Water quality monitoring
Water quality monitoring generally consists of several key parameters (pH, turbidity, free chlorine, etc) to ensure that drinking water is safe or treated wastewater meets environmental guidelines. These parameters are either measured online by process instrumentation or by manual grab sampling, which may examine a composite sample over a weekly period. Most modern treatment plants will have automated online monitoring systems at the outlet of their treatment plant, though the distribution network may be largely untouched. With ad hoc or manual-based measurement, it’s easy to miss a pollution event which may cause environmental damage or population health effects.
Online monitoring in the distribution network ensures that water quality is permanently measured. Real-time warning of pollution events is possible to ensure that they are quickly resolved and downstream operations are not adversely affected. Predictive algorithms can use water quality trends to provide early warnings of pollution and to inform authorities of the potential spread. Furthermore, we can use online monitoring parameters as an input for network asset condition assessment — for example, pH and conductivity in wastewater pump stations. This can allow for predictive maintenance and further improvement to network operations.
The IoT is the future – now
IoT technology solutions can provide enormous benefits that were not previously possible. The volume of information that can now be transmitted is truly staggering, as are the advanced data visualisation solutions that decipher this information and turn it into valuable outcomes for a wide variety of stakeholders.

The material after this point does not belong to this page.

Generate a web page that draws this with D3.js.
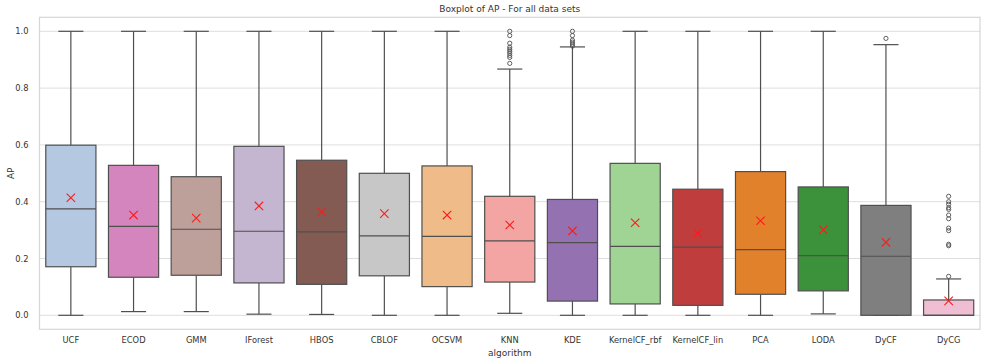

For a successful IoT solution to be deployed, every level of the system architecture must be clearly understood. Once that’s accomplished, multiple use cases can be explored, all of which can provide quantitative benefits. In these testing times of decreasing water security, IoT technology has been proven to boost operational efficiency and provide smart investment decisions. As utilities continue to make quantum leaps in their use of IoT technology, now is not the time to be left behind.